If the Salzburg Hagen Quartet excels in fastidious precision and 
                extraordinary detail, the Petersen Quartett might broadly be considered 
                their Berlin analogue for grit and drive. Once you have heard 
                them in concert or on one of their CDs it is difficult not to 
                be enthralled by them.  
              
Had 
                  the Petersen Quartett a bigger, more international record company 
                  behind them, they would be better known outside Germany – although 
                  two tours in the US in 2005 (including a stop in Washington) 
                  have spread the word about their mix of technical excellence, 
                  emotional commitment, and challenging, stimulating programming. 
                
Most 
                  unfortunately their label of 16 years, Capriccio, has just been 
                  dragged into bankruptcy by its parent company Delta Music. One 
                  can only hope that the unofficial successor label to Capriccio, 
                  Phoenix Edition (apt name), will continue to record them, 
                  make available back catalog, and perhaps even finish their Beethoven 
                  cycle-in-progress. 
                
The 
                  second-to-last recording the Petersen Quartet issued is indicative 
                  of their strengths: It’s the second part of an unofficial Ernst 
                  Krenek String Quartet cycle containing Quartets nos. 3 and 5. 

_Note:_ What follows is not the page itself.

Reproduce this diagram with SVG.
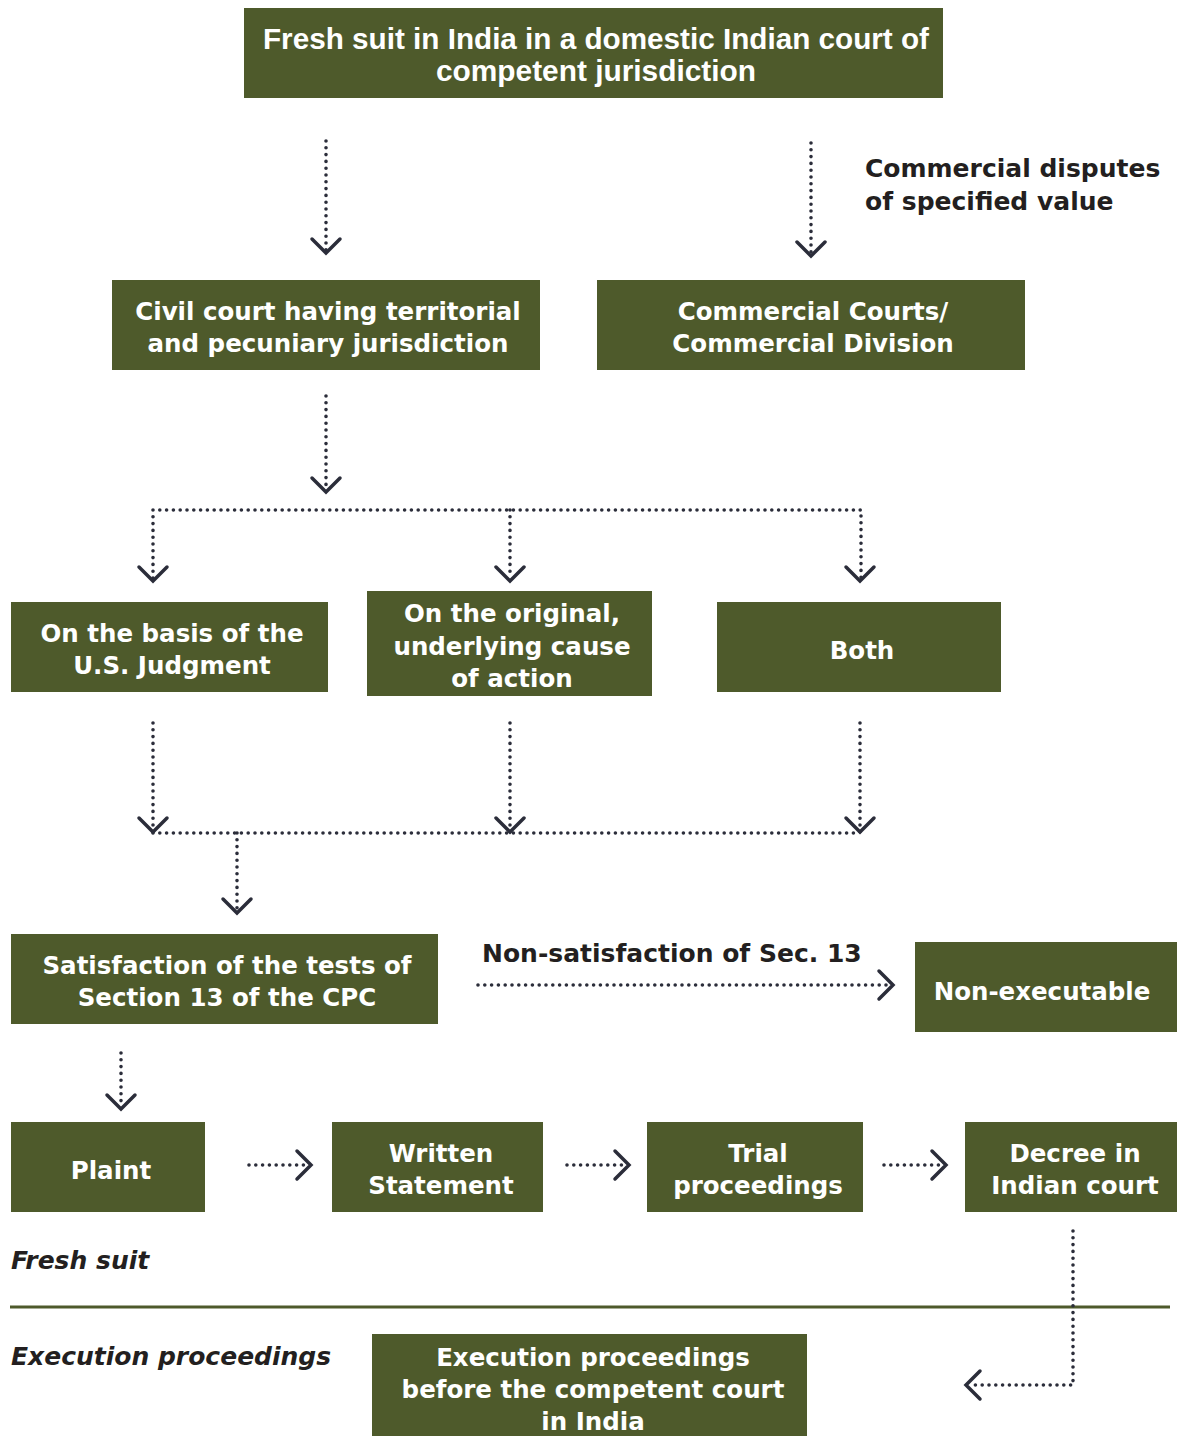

                  Although the music takes getting used to for all but those ears 
                  deeply steeped in the harsher examples of 20th century 
                  string quartet writing, it whets the appetite for the other 
                  four quartets of Krenek they have not yet recorded. 
                
Krenek 
                  is a composer who has achieved a permanent place in the pantheon 
                  of music through historic importance, more than awareness of 
                  his work. His opera “Jonny Spielt Auf” defined a musical schism 
                  in Europe and rang in a new era of music when it shocked and 
                  fascinated audiences in 1927. “Jonny” was pitched against Korngold’s 
                  sumptuous, romantic opera Das Wunder der Heliane, a cigarette 
                  (still available) named after it, and plays a prominent role 
                  in the chapter on Berlin in the 1920s of Alex Ross’s “The Rest 
                  is Noise”. All that makes Krenek seem a far-away composer, part 
                  of the pre-World War II past in the way Korngold or Joseph Marx 
                  or Franz Mittler 
                  are thought of – not a composer who lived until 1991 and who 
                  covers about as many musical styles as the 20th century 
                  offered, and who retraced the musical development of pre-War 
                  Europe in a post-Schubertian sort of Winterreise (Reisebuch, 
                  op.62, 1929). 
                
On 
                  the Petersen’s recording we are faced with Krenek the youthful 
                  composer of string quartets, starting with his Third Quartet 
                  from 1921, written at a time when he was (briefly) married to 
                  Alma Mahler and moving away from the “mercilessly dissonant 
                  style of [his] youth” (Krenek). Superficially it resembles the 
                  Bartók quartets, but without the whipping, driving rhythms of 
                  his Hungarian colleague. There is not much that would remind 
                  of his teacher Schreker or his mentor Zemlinsky, who was fascinated 
                  when he heard this work premiered by the dedicatee Hindemith’s 
                  Amor Quartet. 
                
              
For 
                ears less attuned to structural and compositional qualities in 
                ‘difficult’ music than Zemlinsky’s, it will take repeat listening 
                to unlock the severe beauty and the wealth of ideas that the Peterson 
                Quartet so arduously advocates. Perhaps better turn to the Fifth 
                Quartet first: “The highpoint of Krenek’s use of the Schubertian 
                aesthetic” is a common description of his op.65, but not terribly 
                meaningful to these ears. What I do hear is a highly chromatic 
                lament and farewell to tonality. It’s a bear of a quartet, about 
                40 minutes long, opening with a sonata-form Allegro, meandering 
                through 10 thematic variations for its second movement and closing 
                with a 12 minute Phantasie. This is wistful, intense stuff 
                and sounds more than three years apart from Krenek’s first dodecaphonic 
                opera Karl V (see  
                review) that would follow in 1933 (preceding Lulu by 
                one year). Jarring and sweet, lyrical and wondrously twisted, 
                these 40 minutes are like a last panoply of a dying musical style. 
                A beached whale of tonality, strange and out of place and continually 
                fascinating: another example that Krenek cannot be pinned down 
                to any style or even stylistic trajectory.  
              
The 
                  first Krenek disc of Conrad Muck & Daniel Bell (violin), 
                  Friedemann Weigle (viola), and Henry-David Varema (cello) – 
                  was a prize-winning effort. This one should be, too.